In a recent election, two men who'd lived and worked as colleagues in my district were opponents. Quite soon, the campaigning turned ugly. The candidate I tended to support was viciously and unfairly attacked, and unfortunately, he responded with a negative attack of his own.
Outside money suddenly started pouring in, producing slick mailers from each candidate, accusing the other of holding heinous and patently exaggerated positions. These arrived in our mailboxes, sometimes two and three at a time. While some pundits remarked that our district's elections were taking on statewide importance, our local newspaper, disgusted with the negativity, refused to endorse either candidate and publicly scolded them both.

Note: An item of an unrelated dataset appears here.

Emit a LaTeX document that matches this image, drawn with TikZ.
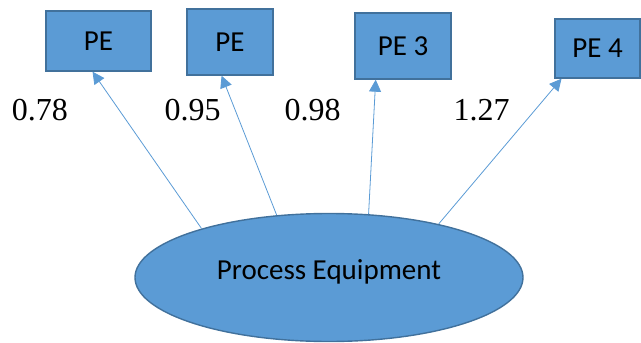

After the ballots were counted, it became apparent that "my" candidate had lost with 49 percent of the vote. When the newspaper asked him whether he'd be able to work with his opponent in a civil manner, he replied: "For me to hold a grudge would be un-Christian.… To wish him ill will would be to wish the voters of this district ill will, and that would achieve nothing."
His willingness to accept the results and work for the district's progress is very encouraging, but I wonder if he'd spoken that way before the election, instead of going negative, would that have changed the results? It seems almost as if candidates feel they have to be negative instead of focusing on issues. Sometimes that approach tends to nurture the hurt rather than to heal it and let winners and losers continue living and working together.
In the United States for example, I don't think a week has gone by since the 2004 elections that we haven't seen references to red states and blue states, as though factions of the nation were at each other's throats. And with the 2008 elections a year away, we are nevertheless seeing a dismaying amount of name-calling and personal attacks rather than a campaign on issues.
Prayer can neutralize the hate and heal the grudges. This kind of prayer starts with the allness of God, which transcends all political ideologies, culture, language, race, and ethnicity. One such statement that I find helpful to my own prayer is in the Torah, the first five books of the Bible. Although it's ancient, it still rings with truth today: "Hear, O Israel: The Lord our God is one Lord: And thou shalt love the Lord thy God with all thine heart, and with all thy soul, and with all thy might" (Deut. 6:4, 5).
Turning thought to the one and only God helps me see that our love for God must spill over into love for our fellow man, where no lines are drawn and forgiveness must be the keynote of our activities. To love the one God is to unite, rather than divide, the people. And while it's important to have a vigorous dialogue over issues, descending to personal attacks means we've lost sight of the all-good God, who loves all His children impartially.
Mary Baker Eddy, the founder of this newspaper, was well aware of the sometimes raucous nature of politics. In November 1908 – a presidential election year – she was asked about her politics. She replied, "I have none, in reality, other than to help support a righteous government; to love God supremely, and my neighbor as myself" ("The First Church of Christ, Scientist, and Miscellany," p. 276). I find it helpful to measure myself against this standard, to make sure that I am in fact loving God supremely and letting this love govern my attitudes toward the candidates and issues.
To love God this way is important anytime, but maybe even more so when a major race is going on, such as the preelection campaigning in the United States. It ensures that we follow the Christian command to love our neighbor as ourselves while maintaining honest disagreements over politics, both domestic and foreign. And it contributes to a more peaceful public debate.